I was watching the Spike Jonze movie, Stranger Than Fiction, and noticed that the literature professor played by Dustin Hoffman had written on the chalkboard a list of name’s and ailments. It wasn’t until the final name that a lightbulb turned on in my head – Pombal (who had gout) from Lawrence Durrell’s Alexandria Quartet.

My Aunt Anna and Uncle Buddy had the Alexandria Quartet high up on a bookshelf in their living room. When I would visit, Aunt Anna and I would stay up talking late into the night. For some reason, those four books kept catching my eye and I would ask her about them, but she was usually noncommittal. Finally, I took down the first book, Justine (not to be confused with the novel by Donatien Alphonse François de Sade, better known as the Marquis de Sade, which I once purchased at Bridgestreet Books in 2001).

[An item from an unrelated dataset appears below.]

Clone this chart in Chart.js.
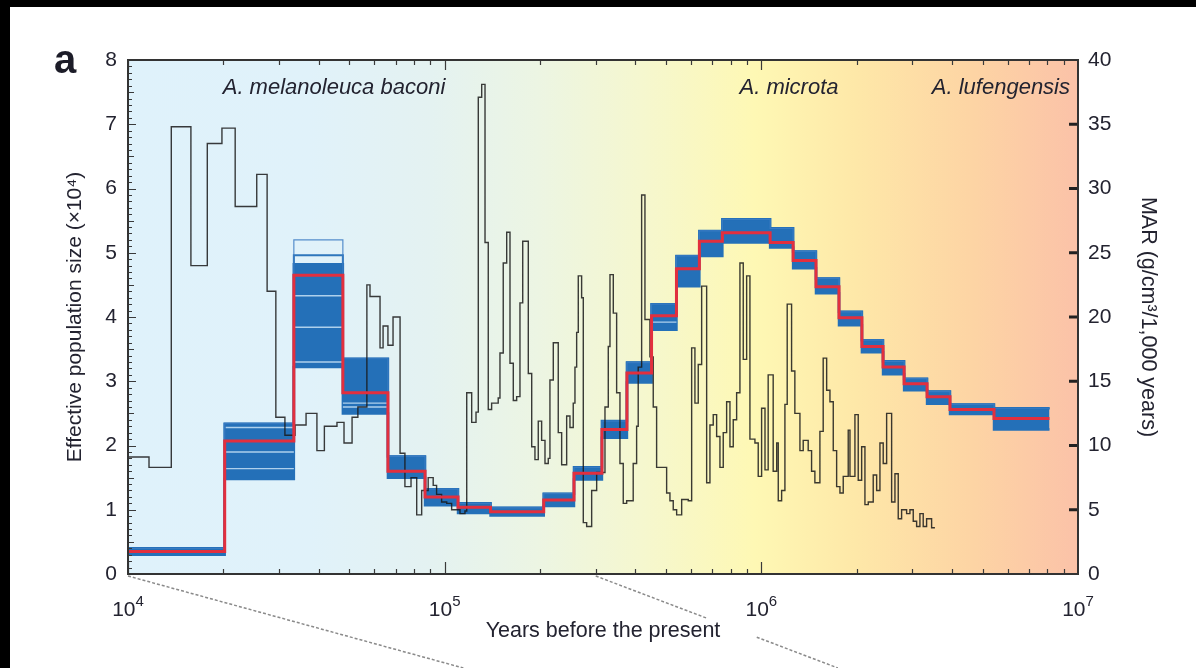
<!DOCTYPE html>
<html>
<head>
<meta charset="utf-8">
<script src="https://cdn.jsdelivr.net/npm/chart.js@4.4.1/dist/chart.umd.min.js"></script>
<style>
html, body { margin: 0; padding: 0; background: #000; }
#wrap { position: absolute; left: 10px; top: 7px; width: 1186px; height: 661px; background: #fff; }
</style>
</head>
<body>
<div id="wrap"><canvas id="chart"></canvas></div>
<script>
// PSMC steps (years before present, Ne x 10^4); last value repeats to close the final step
var psmcYears = [10000, 20200, 33400, 47700, 66200, 86700, 110200, 139600, 205500, 256100, 313800, 376400, 450100, 539500, 637300, 753200, 1066000, 1260000, 1488000, 1759000, 2078000, 2423000, 2824000, 3337000, 3943000, 5430000, 8128000];
var psmcNe = [0.35, 2.07, 4.65, 2.82, 1.6, 1.2, 1.04, 0.97, 1.15, 1.57, 2.25, 3.13, 4.02, 4.75, 5.18, 5.31, 5.16, 4.88, 4.47, 3.99, 3.54, 3.22, 2.96, 2.76, 2.56, 2.42, 2.42];

// bootstrap spread around the PSMC curve
var bootUpper = [0.4, 2.34, 4.82, 3.35, 1.83, 1.32, 1.1, 1.03, 1.25, 1.66, 2.38, 3.29, 4.2, 4.95, 5.34, 5.52, 5.38, 5.02, 4.6, 4.08, 3.64, 3.31, 3.04, 2.84, 2.64, 2.58, 2.58];
var bootLower = [0.3, 1.48, 3.22, 2.5, 1.5, 1.07, 0.95, 0.91, 1.06, 1.47, 2.12, 2.98, 3.8, 4.48, 4.95, 5.16, 5.08, 4.76, 4.37, 3.87, 3.45, 3.11, 2.86, 2.65, 2.49, 2.25, 2.25];
var bootHigh = [0.4, 2.34, 5.2, 3.35, 1.83, 1.32, 1.1, 1.03, 1.25, 1.66, 2.38, 3.29, 4.2, 4.95, 5.34, 5.52, 5.38, 5.02, 4.6, 4.08, 3.64, 3.31, 3.04, 2.84, 2.64, 2.58, 2.58];
var bootHigh2 = [0.4, 2.34, 4.96, 3.35, 1.83, 1.32, 1.1, 1.03, 1.25, 1.66, 2.38, 3.29, 4.2, 4.95, 5.34, 5.52, 5.38, 5.02, 4.6, 4.08, 3.64, 3.31, 3.04, 2.84, 2.64, 2.58, 2.58];

// pale single bootstrap rounds visible inside the band
var stripeFrom = [20200, 20200, 20200, 33400, 33400, 33400, 47700, 47700, 450100];
var stripeTo = [33400, 33400, 33400, 47700, 47700, 47700, 66200, 66200, 539500];
var stripeNe = [2.28, 1.9, 1.64, 4.33, 3.84, 3.3, 2.66, 2.6, 3.92];

// mass accumulation rate (g/cm3/1,000 years)
var marYears = [10000, 11650, 13700, 15800, 17800, 19800, 21800, 25500, 27500, 29300,
  31300, 33700, 36500, 39500, 41700, 45700, 48100, 51000, 53200, 56800,
  58100, 62500, 63900, 66200, 68700, 72300, 74900, 78300, 81600, 84600,
  88700, 92000, 94300, 97800, 101500, 105200, 111800, 115900, 117400, 121700,
  125600, 127700, 130900, 134100, 137300, 140700, 147600, 149500, 153100, 157000,
  160800, 164700, 168800, 172900, 176400, 183700, 188300, 192800, 197500, 202400,
  207400, 212400, 215000, 220300, 228400, 234100, 242800, 248700, 254700, 257900,
  261100, 264200, 270700, 274000, 280800, 291200, 302000, 320800, 328600, 332700,
  340800, 349200, 357700, 366400, 375600, 393900, 403800, 408500, 418800, 429000,
  444800, 455700, 467000, 502300, 514500, 527000, 540200, 560300, 587800, 602500,
  617000, 632100, 647900, 671900, 688200, 704900, 722500, 740100, 758100, 777000,
  796000, 815300, 835600, 855900, 876800, 898700, 920400, 954500, 977700, 1002000,
  1027000, 1051000, 1090000, 1118000, 1131000, 1159000, 1187000, 1207000, 1246000, 1276000,
  1324000, 1356000, 1406000, 1441000, 1476000, 1531000, 1568000, 1608000, 1647000, 1687000,
  1729000, 1771000, 1814000, 1881000, 1905000, 1975000, 2023000, 2074000, 2124000, 2176000,
  2256000, 2313000, 2369000, 2426000, 2487000, 2579000, 2642000, 2706000, 2773000, 2876000,
  2946000, 3018000, 3093000, 3168000, 3245000, 3326000, 3449000, 3533000];
var marValues = [9.1, 8.3, 34.8, 24.0, 33.5, 34.7, 28.6, 31.1, 22.0, 12.2,
  10.8, 11.6, 12.5, 9.6, 11.5, 11.8, 10.2, 12.2, 13.0, 22.5,
  21.6, 17.6, 19.3, 17.8, 20.0, 9.4, 6.8, 7.5, 4.6, 6.5,
  7.5, 6.9, 6.2, 5.6, 5.5, 5.0, 4.7, 4.9, 14.1, 11.8,
  12.6, 37.1, 38.1, 25.8, 12.8, 13.3, 13.7, 17.2, 24.2, 26.6,
  16.4, 13.5, 13.8, 21.1, 25.9, 15.6, 9.9, 8.9, 11.9, 10.4,
  8.6, 9.0, 15.1, 18.0, 11.0, 8.5, 12.3, 11.4, 13.3, 16.1,
  18.8, 23.2, 21.5, 4.0, 3.7, 6.5, 7.9, 13.0, 17.7, 23.3,
  20.3, 14.1, 8.6, 5.5, 5.7, 8.6, 11.5, 16.1, 29.5, 19.8,
  16.9, 13.0, 8.3, 6.3, 5.7, 5.0, 4.6, 5.8, 5.7, 17.6,
  13.3, 16.3, 22.4, 7.1, 11.6, 12.4, 10.7, 8.3, 11.0, 13.4,
  9.9, 12.0, 14.1, 24.2, 16.7, 23.2, 10.5, 10.2, 7.6, 12.9,
  8.1, 15.5, 8.0, 10.2, 5.7, 6.5, 13.2, 21.0, 15.8, 12.5,
  9.6, 10.4, 9.6, 8.0, 7.1, 11.1, 16.8, 14.3, 13.4, 9.6,
  6.8, 6.3, 7.6, 11.2, 7.6, 12.4, 7.3, 9.9, 5.4, 5.6,
  7.7, 6.5, 10.2, 8.6, 12.5, 5.6, 7.8, 4.3, 5.0, 4.7,
  5.0, 4.1, 3.7, 4.7, 3.7, 4.3, 3.6, 3.6];

var decadeTicks = [1e4, 1e5, 1e6, 1e7];
var speciesNames = ["A. melanoleuca baconi", "A. microta", "A. lufengensis"];

var FONT = '"Liberation Sans", Arial, Helvetica, sans-serif';
var INK = '#232330';
var BLUE = '#2470b8';

function toPoints(xs, ys) {
  return xs.map(function (x, i) { return {x: x, y: ys[i]}; });
}

var stripePoints = [];
stripeFrom.forEach(function (x0, i) {
  stripePoints.push({x: x0, y: stripeNe[i]}, {x: stripeTo[i], y: stripeNe[i]}, {x: stripeTo[i], y: null});
});

var decor = {
  id: 'decor',
  beforeDraw: function (chart) {
    var a = chart.chartArea, ctx = chart.ctx;
    var g = ctx.createLinearGradient(a.left, 0, a.right, 0);
    g.addColorStop(0, '#dff2fb');
    g.addColorStop(0.19, '#e0f2fa');
    g.addColorStop(0.32, '#e4f2f1');
    g.addColorStop(0.43, '#ecf5e3');
    g.addColorStop(0.54, '#f5f7cf');
    g.addColorStop(0.66, '#fef8b4');
    g.addColorStop(0.765, '#fee8a8');
    g.addColorStop(0.89, '#fdd4a4');
    g.addColorStop(1, '#fbc2a8');
    ctx.save();
    ctx.fillStyle = g;
    ctx.fillRect(a.left, a.top, a.right - a.left, a.bottom - a.top);
    ctx.restore();
  },
  afterDatasetsDraw: function (chart) {
    var a = chart.chartArea, ctx = chart.ctx;
    var x = chart.scales.x, y = chart.scales.y, y2 = chart.scales.y2;
    ctx.save();
    ctx.strokeStyle = '#3a3a3a';
    ctx.lineWidth = 1.2;
    ctx.beginPath();
    for (var k = 0; k <= 80; k++) {
      var py = Math.round(y.getPixelForValue(k / 10)) + 0.5;
      var len = k % 10 === 0 ? 8 : (k % 5 === 0 ? 6 : 4);
      ctx.moveTo(a.left, py); ctx.lineTo(a.left + len, py);
    }
    decadeTicks.slice(0, 3).forEach(function (d) {
      for (var m = 1; m <= 9; m++) {
        var px = Math.round(x.getPixelForValue(m * d)) + 0.5;
        var lb = m === 1 ? 12 : 5, lt = m === 1 ? 10 : 5;
        ctx.moveTo(px, a.bottom); ctx.lineTo(px, a.bottom - lb);
        ctx.moveTo(px, a.top); ctx.lineTo(px, a.top + lt);
      }
    });
    ctx.stroke();
    ctx.lineWidth = 3;
    ctx.strokeStyle = '#222';
    ctx.beginPath();
    for (var v = 5; v < 40; v += 5) {
      var ry = y2.getPixelForValue(v);
      ctx.moveTo(a.right - 9, ry); ctx.lineTo(a.right, ry);
    }
    ctx.stroke();
    ctx.lineWidth = 2;
    ctx.strokeStyle = '#333';
    ctx.strokeRect(a.left, a.top, a.right - a.left, a.bottom - a.top);
    ctx.restore();
  },
  afterDraw: function (chart) {
    var a = chart.chartArea, ctx = chart.ctx, x = chart.scales.x;
    ctx.save();
    // x tick labels with real exponents
    ctx.fillStyle = INK;
    ctx.textBaseline = 'alphabetic';
    decadeTicks.forEach(function (v) {
      var px = x.getPixelForValue(v);
      var exp = String(Math.round(Math.log10(v)));
      ctx.font = '21px ' + FONT;
      var w1 = ctx.measureText('10').width;
      ctx.font = '15px ' + FONT;
      var w2 = ctx.measureText(exp).width;
      var left = px - (w1 + w2) / 2;
      ctx.font = '21px ' + FONT;
      ctx.fillText('10', left, a.bottom + 42);
      ctx.font = '15px ' + FONT;
      ctx.fillText(exp, left + w1, a.bottom + 32);
    });
    // species names
    ctx.font = 'italic 22px ' + FONT;
    ctx.textAlign = 'center';
    ctx.fillText(speciesNames[0], a.left + 206, a.top + 34);
    ctx.fillText(speciesNames[1], a.left + 661, a.top + 34);
    ctx.textAlign = 'right';
    ctx.fillText(speciesNames[2], a.right - 8, a.top + 34);
    // panel letter
    ctx.textAlign = 'left';
    ctx.fillStyle = '#1c1c28';
    ctx.font = 'bold 40px ' + FONT;
    ctx.fillText('a', 44, 66);
    // dashed guides to the next panel
    ctx.strokeStyle = '#8a8a8a';
    ctx.lineWidth = 1.5;
    ctx.setLineDash([3, 2]);
    var h = chart.height;
    var x1 = x.getPixelForValue(1e4), y0 = a.bottom + 2;
    ctx.beginPath();
    ctx.moveTo(x1, y0);
    ctx.lineTo(x1 + (h - y0) * 3.645, h);
    var x3 = x.getPixelForValue(3e5);
    ctx.moveTo(x3, y0);
    ctx.lineTo(x3 + 112, y0 + 112 * 0.38);
    ctx.moveTo(x3 + 161, y0 + 161 * 0.38);
    ctx.lineTo(x3 + (h - y0) / 0.38, h);
    ctx.stroke();
    ctx.restore();
  }
};

Chart.defaults.font.family = FONT;
Chart.defaults.color = INK;

new Chart('chart', {
  type: 'line',
  data: {
    datasets: [
      {data: toPoints(psmcYears, bootUpper), borderColor: BLUE, borderWidth: 2.5, order: 5, fill: false},
      {data: toPoints(psmcYears, bootLower), borderColor: BLUE, borderWidth: 2.5, order: 5,
        fill: 0, backgroundColor: BLUE},
      {data: toPoints(psmcYears, bootHigh), borderColor: 'rgba(60,125,195,0.85)', borderWidth: 1.2, order: 4},
      {data: toPoints(psmcYears, bootHigh2), borderColor: 'rgba(36,112,184,0.95)', borderWidth: 2, order: 4},
      {data: stripePoints, borderColor: 'rgba(190,218,242,0.9)', borderWidth: 1.4, order: 4, spanGaps: false},
      {data: toPoints(marYears, marValues), yAxisID: 'y2', borderColor: 'rgba(25,25,25,0.85)', borderWidth: 1.4, order: 2},
      {data: toPoints(psmcYears, psmcNe), borderColor: '#e22f3e', borderWidth: 3, order: 1}
    ]
  },
  options: {
    responsive: true,
    maintainAspectRatio: false,
    devicePixelRatio: 1,
    animation: false,
    layout: {padding: {top: 53, left: 0, right: 0, bottom: 0}},
    elements: {
      point: {radius: 0},
      line: {stepped: true, tension: 0, fill: false}
    },
    plugins: {legend: {display: false}, tooltip: {enabled: false}},
    scales: {
      x: {
        type: 'logarithmic', min: 1e4, max: 1e7, position: 'bottom',
        grid: {display: false, drawTicks: false}, border: {display: false},
        ticks: {display: false},
        afterBuildTicks: function (s) { s.ticks = decadeTicks.map(function (v) { return {value: v}; }); },
        afterFit: function (s) { s.height = 94; },
        title: {display: true, text: 'Years before the present', font: {size: 21.5}, color: INK,
          padding: {top: 0, bottom: 24}}
      },
      y: {
        min: 0, max: 8, position: 'left',
        grid: {display: false, drawTicks: false}, border: {display: false},
        ticks: {stepSize: 1, font: {size: 21}, color: INK, padding: 11},
        afterFit: function (s) { s.width = 118; },
        title: {display: true, text: 'Effective population size (×10⁴)', font: {size: 21}, color: INK,
          padding: {top: 53, bottom: 0}}
      },
      y2: {
        min: 0, max: 40, position: 'right',
        grid: {display: false, drawTicks: false}, border: {display: false},
        ticks: {stepSize: 5, font: {size: 21}, color: INK, padding: 10},
        afterFit: function (s) { s.width = 118; },
        title: {display: true, text: 'MAR (g/cm³/1,000 years)', font: {size: 21.5}, color: INK,
          padding: {top: 35, bottom: 0}}
      }
    }
  },
  plugins: [decor]
});
</script>
</body>
</html>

I loved it. I am a little afraid to go back, though. I suspect that it is a book best appreciated by a slightly younger man.

Nonetheless, at the time. Such lush writing. The highest literary eroticism, without ever being explicit. The way that the narrative, rather than following chronology, revolved in a circle around a central event and a central theme.

I never finished the quarter, finally stalling while reading the fourth and  final volume, Mountolive. Each succeeding book after the first was less and less satisfying. The second book, Balthazar, while not nearly as good (in my eyes) as Justine, was at least enjoyable.  But the third, Clea, was more a slog. By the final volume, I simply had no more interest in trying to finish the quartet.

I didn’t take Aunt Anna’s copies with me and bought my own copy. I lost that first copy and sometime in my late twenties, I felt the urge to read it again. The only copy I found while prowling used bookstores had an embarrassing cover, with some sort of blonde on it (who I suppose was intended to represent Justine, though I can’t imagine her as a blonde – she was a Jew of Mediterranean descent, after all). Even worse, it made it look like some cheap romance and no guy wants to be seen reading that kind of stuff in public. I don’t know where that copy is now. I may miss those first, heady days reading Justine in high school, but I don’t miss that stupid cover.